Kernel TIF method for effective material removal control in rotating pitch tool-based optical figuring

While opticians have used pitch tools for superb surface finishing, their poor controllability in material removal and associated lengthy tooling overhead have been well known in optics fabrication communities. We report a new computational technique called kernel tool influence function (KTIF) that can bring higher predictability to pitch tool-based material removal. The term "kernel" is defined as the ratio of experimental to simulated removal depth, therefore transforming the material removal coefficient of Preston's equation to a removal scaling function at each point on the tool surface.
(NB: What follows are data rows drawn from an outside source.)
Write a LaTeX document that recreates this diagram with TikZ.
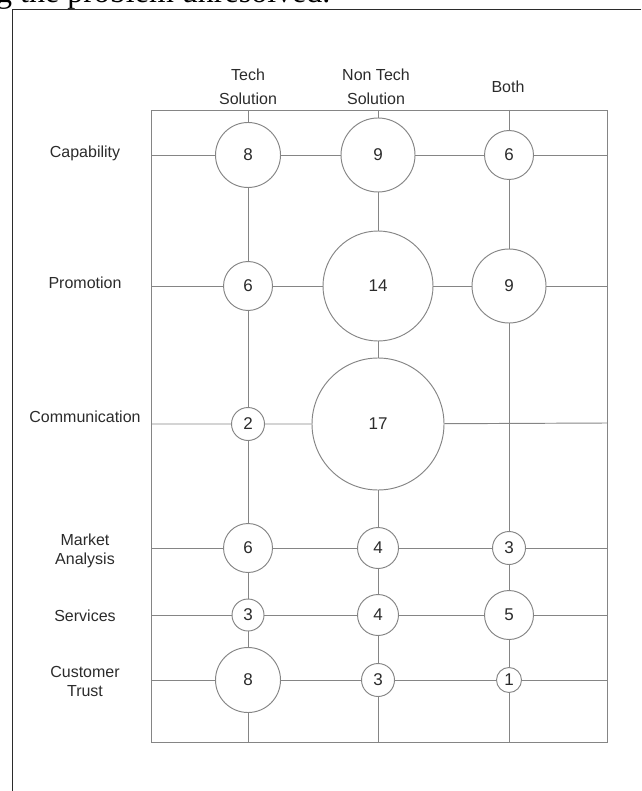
\documentclass[tikz,border=0pt]{standalone}
\usepackage{fontspec}
\setmainfont{Liberation Sans}
\newfontfamily\pagefont{Liberation Serif}
\usetikzlibrary{positioning}

\definecolor{gridgray}{HTML}{858585}
\definecolor{inkdark}{HTML}{2B2B2B}

\begin{document}
\begin{tikzpicture}[
				x=1pt,y=-1pt,
				gridline/.style={draw=gridgray,line width=0.95pt},
				bubble/.style={draw=gridgray,line width=0.95pt,fill=white,circle,inner sep=0pt,minimum size=#1,text=inkdark,font=\fontsize{17}{20}\selectfont},
				rowlabel/.style={text=inkdark,align=center,font=\fontsize{16}{19}\selectfont},
				collabel/.style={text=inkdark,align=center,font=\fontsize{16}{24}\selectfont}
			]
			\useasboundingbox (0,0) rectangle (641,791);
			% cut page text and page border
			\node[anchor=base west,inner sep=0pt,font=\pagefont\fontsize{32}{36}\selectfont] (pagetext) at (-4,3) {g the problem unresolved.};
			\draw[inkdark,line width=1.4pt] (641,9.5) -- (12.3,9.5) -- (12.3,791);

			% frame
			\draw[gridline] (151,110) rectangle (607,742);
			\coordinate (techT) at (248,110);
			\coordinate (techB) at (248,742);
			\coordinate (nonT) at (378,110);
			\coordinate (nonB) at (378,742);
			\coordinate (bothT) at (509,110);
			\coordinate (bothB) at (509,742);
			\coordinate (capL) at (151,155);
			\coordinate (capR) at (607,155);
			\coordinate (proL) at (151,286);
			\coordinate (proR) at (607,286);
			\coordinate (comL) at (151,424);
			\coordinate (comR) at (607,423);
			\coordinate (mktL) at (151,548);
			\coordinate (mktR) at (607,548);
			\coordinate (srvL) at (151,615);
			\coordinate (srvR) at (607,615);
			\coordinate (cusL) at (151,680);
			\coordinate (cusR) at (607,680);

			% column heads
			\node[collabel] (hTech) at (248,87) {Tech\\Solution};
			\node[collabel] (hNon) at (376,87) {Non Tech\\Solution};
			\node[collabel] (hBoth) at (508,87) {Both};

			% row heads
			\node[rowlabel] (lCap) at (85,153) {Capability};
			\node[rowlabel] (lPro) at (85,283) {Promotion};
			\node[rowlabel] (lCom) at (85,417) {Communication};
			\node[rowlabel] (lMkt) at (85,551) {Market\\Analysis};
			\node[rowlabel] (lSrv) at (85,616) {Services};
			\node[rowlabel] (lCus) at (85,681) {Customer\\Trust};

			% counts
			\node[bubble=65pt] (cap-t) at (248,155) {8};
			\node[bubble=74pt] (cap-n) at (378,155) {9};
			\node[bubble=49pt] (cap-b) at (509,155) {6};
			\node[bubble=49pt] (pro-t) at (248,286) {6};
			\node[bubble=110pt] (pro-n) at (378,286) {14};
			\node[bubble=74pt] (pro-b) at (509,286) {9};
			\node[bubble=33pt] (com-t) at (248,424) {2};
			\node[bubble=132pt] (com-n) at (378,424) {17};
			\node[bubble=49pt] (mkt-t) at (248,548) {6};
			\node[bubble=41pt] (mkt-n) at (378,548) {4};
			\node[bubble=33pt] (mkt-b) at (509,548) {3};
			\node[bubble=32pt] (srv-t) at (248,615) {3};
			\node[bubble=41pt] (srv-n) at (378,615) {4};
			\node[bubble=49pt] (srv-b) at (509,615) {5};
			\node[bubble=65pt] (cus-t) at (248,680) {8};
			\node[bubble=33pt] (cus-n) at (378,680) {3};
			\node[bubble=25pt] (cus-b) at (509,680) {1};

			% columns
			\draw[gridline] (techT) -- (cap-t) -- (pro-t) -- (com-t) -- (mkt-t) -- (srv-t) -- (cus-t) -- (techB);
			\draw[gridline] (nonT) -- (cap-n) -- (pro-n) -- (com-n) -- (mkt-n) -- (srv-n) -- (cus-n) -- (nonB);
			\draw[gridline] (bothT) -- (cap-b) -- (pro-b) -- (mkt-b) -- (srv-b) -- (cus-b) -- (bothB);

			% rows
			\draw[gridline] (capL) -- (cap-t) -- (cap-n) -- (cap-b) -- (capR);
			\draw[gridline] (proL) -- (pro-t) -- (pro-n) -- (pro-b) -- (proR);
			\draw[gridline] (comL) -- (com-t) -- (com-n) -- (comR);
			\draw[gridline] (mktL) -- (mkt-t) -- (mkt-n) -- (mkt-b) -- (mktR);
			\draw[gridline] (srvL) -- (srv-t) -- (srv-n) -- (srv-b) -- (srvR);
			\draw[gridline] (cusL) -- (cus-t) -- (cus-n) -- (cus-b) -- (cusR);
		\end{tikzpicture}
\end{document}
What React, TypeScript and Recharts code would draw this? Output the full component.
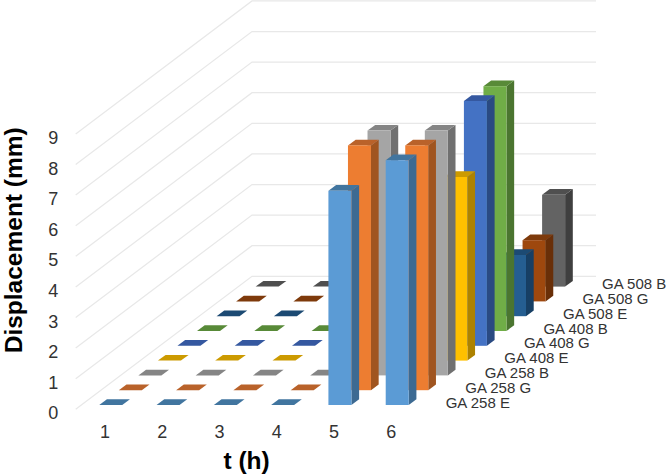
import { BarChart, Bar, XAxis, YAxis, CartesianGrid } from "recharts";

const times = ["1", "2", "3", "4", "5", "6"];
const seriesNames = ["GA 258 E", "GA 258 G", "GA 258 B", "GA 408 E", "GA 408 G", "GA 408 B", "GA 508 E", "GA 508 G", "GA 508 B"];
const ga258e = [0, 0, 0, 0, 7, 8];
const ga258g = [0, 0, 0, 0, 8, 8];
const ga258b = [0, 0, 0, 0, 8, 8];
const ga408e = [0, 0, 0, 0, 0, 6];
const ga408g = [0, 0, 0, 0, 0, 8];
const ga408b = [0, 0, 0, 0, 0, 8];
const ga508e = [0, 0, 0, 0, 0, 2];
const ga508g = [0, 0, 0, 0, 0, 2];
const ga508b = [0, 0, 0, 0, 0, 3];
const allValues = [ga258e, ga258g, ga258b, ga408e, ga408g, ga408b, ga508e, ga508g, ga508b];
const yTicks = [0, 1, 2, 3, 4, 5, 6, 7, 8, 9];

// front, side, top
const palette = [
  ["#5B9BD5", "#3D6A92", "#41759F"],
  ["#ED7D31", "#A05520", "#B9622A"],
  ["#A5A5A5", "#707070", "#858585"],
  ["#FFC000", "#AD8200", "#CC9A00"],
  ["#4472C4", "#2A4A82", "#3558A0"],
  ["#70AD47", "#4B7530", "#588A38"],
  ["#255E91", "#173F64", "#1C4A73"],
  ["#9E480E", "#692F08", "#7E3A0B"],
  ["#636363", "#3F3F3F", "#4F4F4F"],
];

const STEP_X = 19.55;
const STEP_Y = -14.8;
const DEPTH_X = 7.7;
const DEPTH_Y = -5.7;
const BAR_W = 23;

const data = times.map((t, i) => {
  const row: Record<string, string | number> = { t };
  seriesNames.forEach((name, s) => {
    row[name] = allValues[s][i];
  });
  return row;
});

const makeShape = (s: number) => (props: any) => {
  const { x, y, width, height, index } = props;
  const [front, side, top] = palette[s];
  const left = x + s * STEP_X;
  const right = left + width;
  const topY = y + s * STEP_Y;
  const baseY = topY + height;
  return (
    <g>
      <polygon
        points={`${right},${topY} ${right + DEPTH_X},${topY + DEPTH_Y} ${right + DEPTH_X},${baseY + DEPTH_Y} ${right},${baseY}`}
        fill={side}
      />
      <polygon
        points={`${left},${topY} ${left + DEPTH_X},${topY + DEPTH_Y} ${right + DEPTH_X},${topY + DEPTH_Y} ${right},${topY}`}
        fill={top}
      />
      {height > 0 && <rect x={left} y={topY} width={width} height={height} fill={front} />}
      {index === times.length - 1 && (
        <text x={x + width + 37 + s * STEP_X} y={baseY + 2.5} fontSize={15} fill="#333">
          {seriesNames[s]}
        </text>
      )}
    </g>
  );
};

const wallLine = (props: any) => {
  const { y1, key } = props;
  const startX = 75.7;
  const startY = y1 + 4.3;
  const cornerX = 252;
  const cornerY = startY - 133;
  return (
    <polyline
      key={key}
      points={`${startX},${startY} ${cornerX},${cornerY} 596,${cornerY}`}
      fill="none"
      stroke="#E8E8E8"
      strokeWidth={1.25}
    />
  );
};

export default function App() {
  return (
    <div style={{ position: "absolute", left: 0, top: 0, width: 666, height: 475, background: "#fff" }}>
      <BarChart
        width={666}
        height={475}
        data={data}
        margin={{ top: 129.6, right: 240, bottom: 0, left: 22.25 }}
        barSize={BAR_W}
        barGap={-BAR_W}
        style={{ fontFamily: "Liberation Sans, Arial, sans-serif" }}
      >
        <CartesianGrid horizontal={wallLine} vertical={false} />
        <XAxis
          dataKey="t"
          axisLine={false}
          tickLine={false}
          tickSize={0}
          tickMargin={20}
          tick={{ fontSize: 18, fill: "#333", dx: -6 }}
          height={70}
          label={{ value: "t (h)", position: "insideBottom", offset: 6, dx: -7.5, fontSize: 24.5, fontWeight: 700, fill: "#000" }}
        />
        <YAxis
          domain={[0, 9]}
          ticks={yTicks}
          interval={0}
          axisLine={false}
          tickLine={false}
          tickSize={0}
          tickMargin={24}
          width={60}
          tick={{ fontSize: 18, fill: "#333", dy: 8 }}
          label={{ value: "Displacement (mm)", angle: -90, position: "insideLeft", offset: 0, dx: -9, dy: 86, fontSize: 24.5, fontWeight: 700, fill: "#000" }}
        />
        {seriesNames
          .map((name, s) => (
            <Bar key={name} dataKey={name} fill={palette[s][0]} isAnimationActive={false} shape={makeShape(s)} />
          ))
          .reverse()}
      </BarChart>
    </div>
  );
}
This approach offers a unique inherent control feature incorporating "real-life shop floor effects associated with pitch tool polishing variables" into the tool influence functions without the need for theoretical expressions for the effects of individual variables on material removal behavior. Using a modified Draper-type polishing machine and a rotating pitch tool, we first generated kernel TIFs with zero stroke and used them for simulation and trial experiments of extended TIFs with variable tool strokes. The results show that the root mean square (rms) TIF profile differences between the prediction and experiments are in the range of 11 to 29 nm for conventional TIF and 7 to 15 nm for the KTIF. We then generated conventional TIF and KTIF database sets and applied them to surface figuring simulations. The results confirm that the kernel TIF has superior performance to the conventional TIF in controlling the material removal for correction of the chosen surface error.